Additional Inspector General of Industrial Police (Bangladesh)
- Incumbent
- Assumed office May 2025
- President: Mohammed Shahabuddin
- Prime Minister: Muhammad Yunus (acting)
- Preceded by: Sibgat Ullah

Personal details
- Born: Bangladesh
- Police career
- Allegiance: Bangladesh
- Branch: Bangladesh Police
- Service years: 1995-present
- Status: Active
- Rank: Additional IGP

= Gazi Jasim Uddin =

Gazi Jasim Uddin is a Bangladeshi police officer and chief of the Industrial Police. He is the former chief of the Criminal Investigation Department.

==Early life==
Uddin was the president of the Patuakhali District unit of the Bangladesh Islami Chhatra Shibir, the student wing of Bangladesh Jamaat-e-Islami.

==Career==
In May 2004, Uddin, assistant police commissioner (detective branch) of the Chittagong Metropolitan Police, and Commissioner Amjad Hossain were summoned by the Election Commission for allegedly favouring the ruling party candidate Mir Mohammad Nasiruddin, a charge they denied.

Uddin was the deputy commissioner of the Khulna Metropolitan Police. In January 2007, he was appointed the superintendent of police of Sherpur District. He enjoyed favorable postings during the 2001 to 2006 rule of the Bangladesh Nationalist Party and Bangladesh Jamaat-e-Islami. He later served as the superintendent of police of Kushtia District.

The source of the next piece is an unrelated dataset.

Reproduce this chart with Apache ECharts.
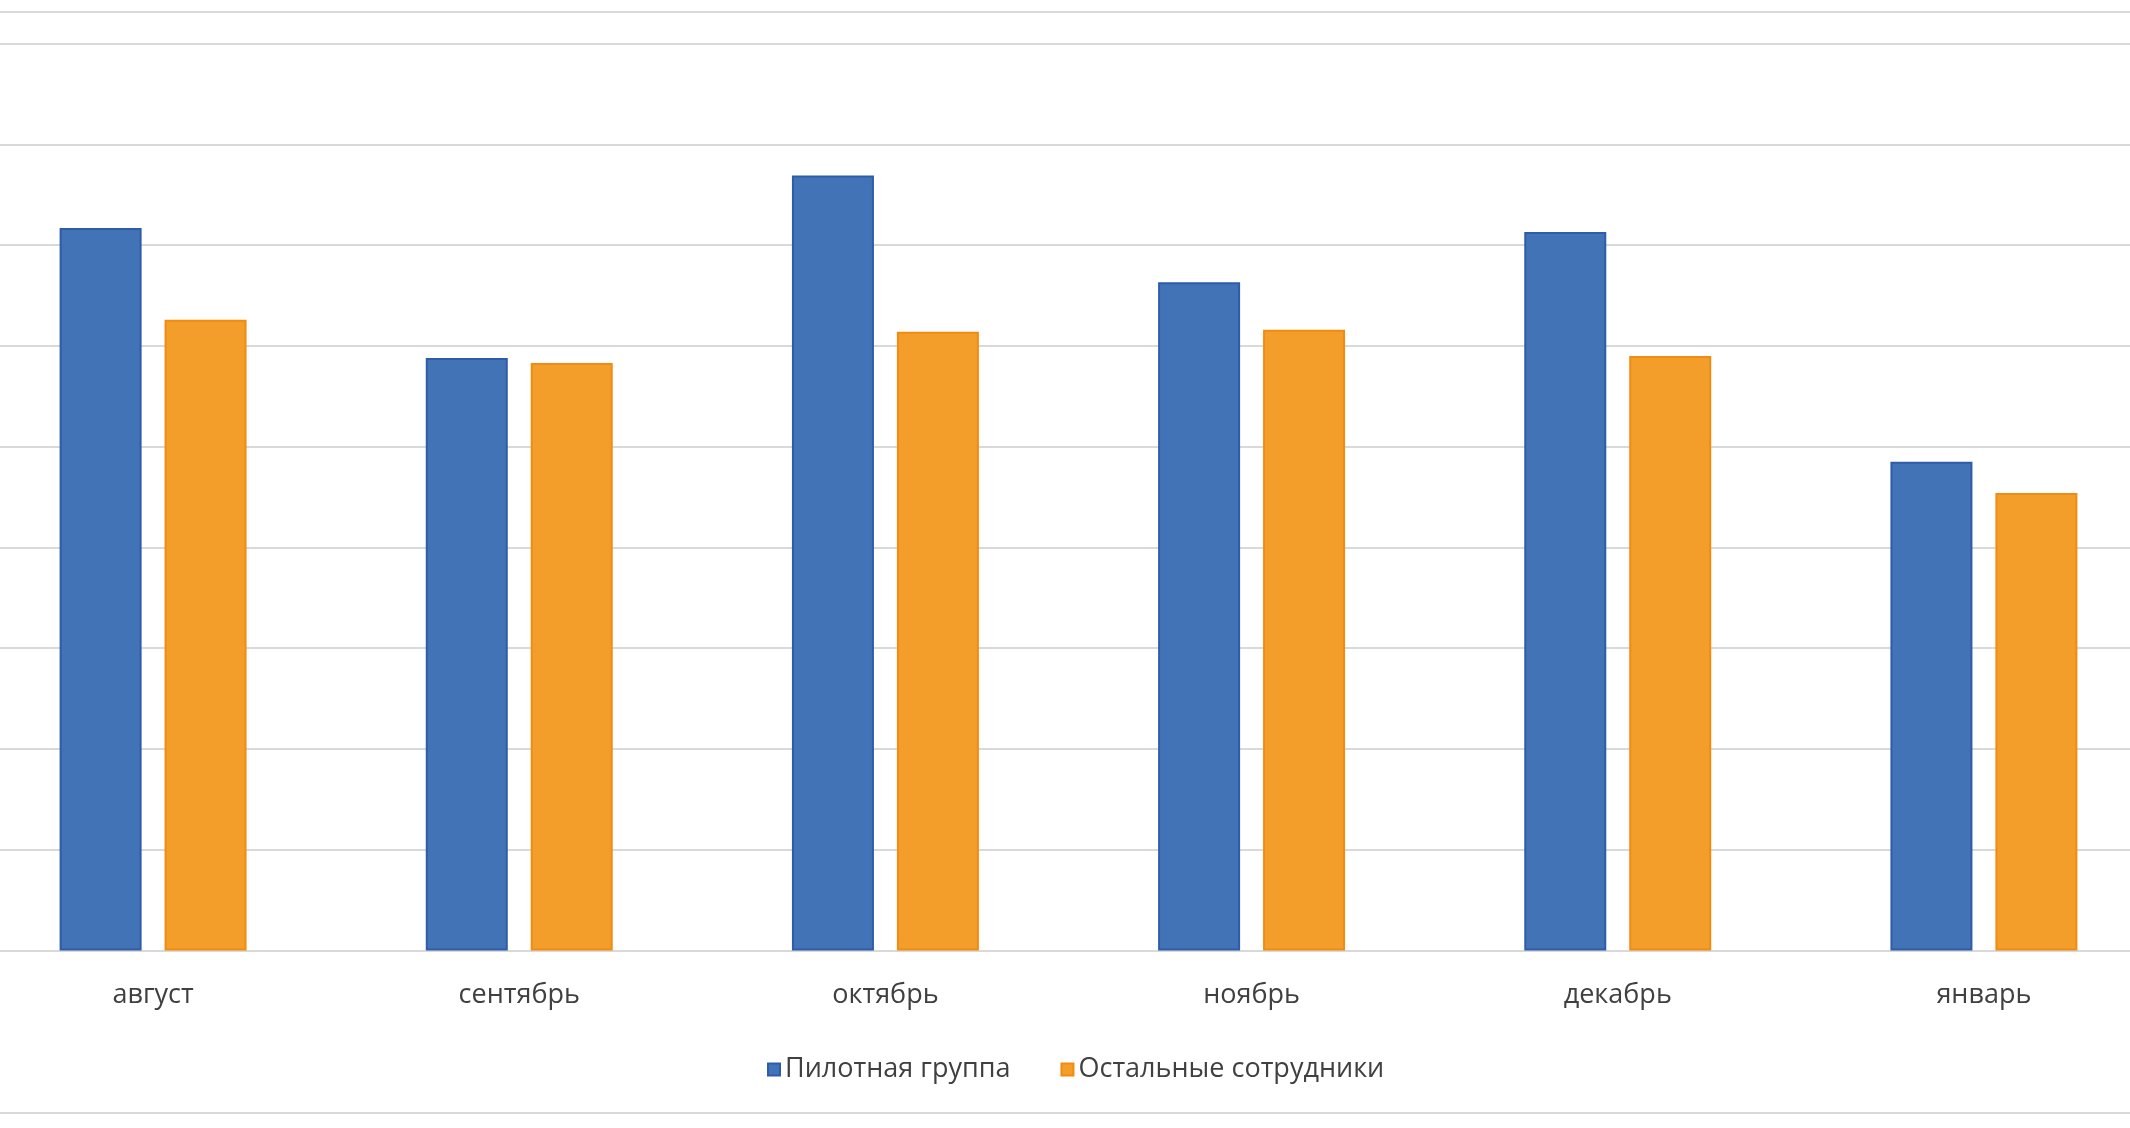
<!DOCTYPE html>
<html>
<head>
<meta charset="utf-8">
<script src="https://cdn.jsdelivr.net/npm/echarts@6/dist/echarts.min.js"></script>
<style>
  html, body { margin:0; padding:0; background:#fff; width:2130px; height:1128px; overflow:hidden; }
  #topline { position:absolute; left:0; top:11px; width:2130px; height:0; border-top:2px solid #d9d9d9; }
  #bottomline { position:absolute; left:0; top:1112px; width:2130px; height:0; border-top:2px solid #d9d9d9; }
  #chart { position:absolute; left:-30px; top:0; width:2197px; height:1128px; }
</style>
</head>
<body>
<div id="topline"></div>
<div id="bottomline"></div>
<div id="chart"></div>
<script>
const categories = ['август', 'сентябрь', 'октябрь', 'ноябрь', 'декабрь', 'январь'];
const seriesNames = ['Пилотная группа', 'Остальные сотрудники'];
const pilotValues = [71.7, 58.8, 76.9, 66.3, 71.3, 48.5];
const otherValues = [62.6, 58.3, 61.4, 61.6, 59.0, 45.4];

const chart = echarts.init(document.getElementById('chart'), null, { renderer: 'canvas' });
const font = '"Open Sans", "Noto Sans", sans-serif';
chart.setOption({
  animation: false,
  backgroundColor: 'transparent',
  grid: { left: 0, right: 0, top: 43.5, bottom: 177.5, containLabel: false },
  legend: {
    data: seriesNames,
    left: 792,
    top: 1051,
    itemWidth: 12,
    itemHeight: 12,
    itemGap: 50,
    icon: 'rect',
    textStyle: { fontFamily: font, fontSize: 27, color: '#404040' }
  },
  xAxis: {
    type: 'category',
    data: categories,
    axisLine: { show: true, lineStyle: { color: '#d9d9d9', width: 2 } },
    axisTick: { show: false },
    axisLabel: { fontFamily: font, fontSize: 27, color: '#404040', margin: 31 }
  },
  yAxis: {
    type: 'value',
    min: 0, max: 90, interval: 10,
    axisLabel: { show: false },
    axisLine: { show: false },
    axisTick: { show: false },
    splitLine: { lineStyle: { color: '#d9d9d9', width: 2 } }
  },
  series: [
    {
      name: seriesNames[0], type: 'bar', data: pilotValues,
      barWidth: 82, barGap: '28%',
      itemStyle: { color: '#4273B7', borderColor: '#2E5CAA', borderWidth: 2 }
    },
    {
      name: seriesNames[1], type: 'bar', data: otherValues,
      barWidth: 82,
      itemStyle: { color: '#F39D2A', borderColor: '#F28C10', borderWidth: 2 }
    }
  ]
});
</script>
</body>
</html>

After the fall of the Sheikh Hasina-led Awami League government, Uddin was promoted to deputy inspector general of police.

In March 2025, Uddin was appointed chief of the Criminal Investigation Department, replacing Md Matiur Rahman Sheikh. He was the director general of the Criminal Investigation Department. In May 2025, he was appointed head of the Industrial Police.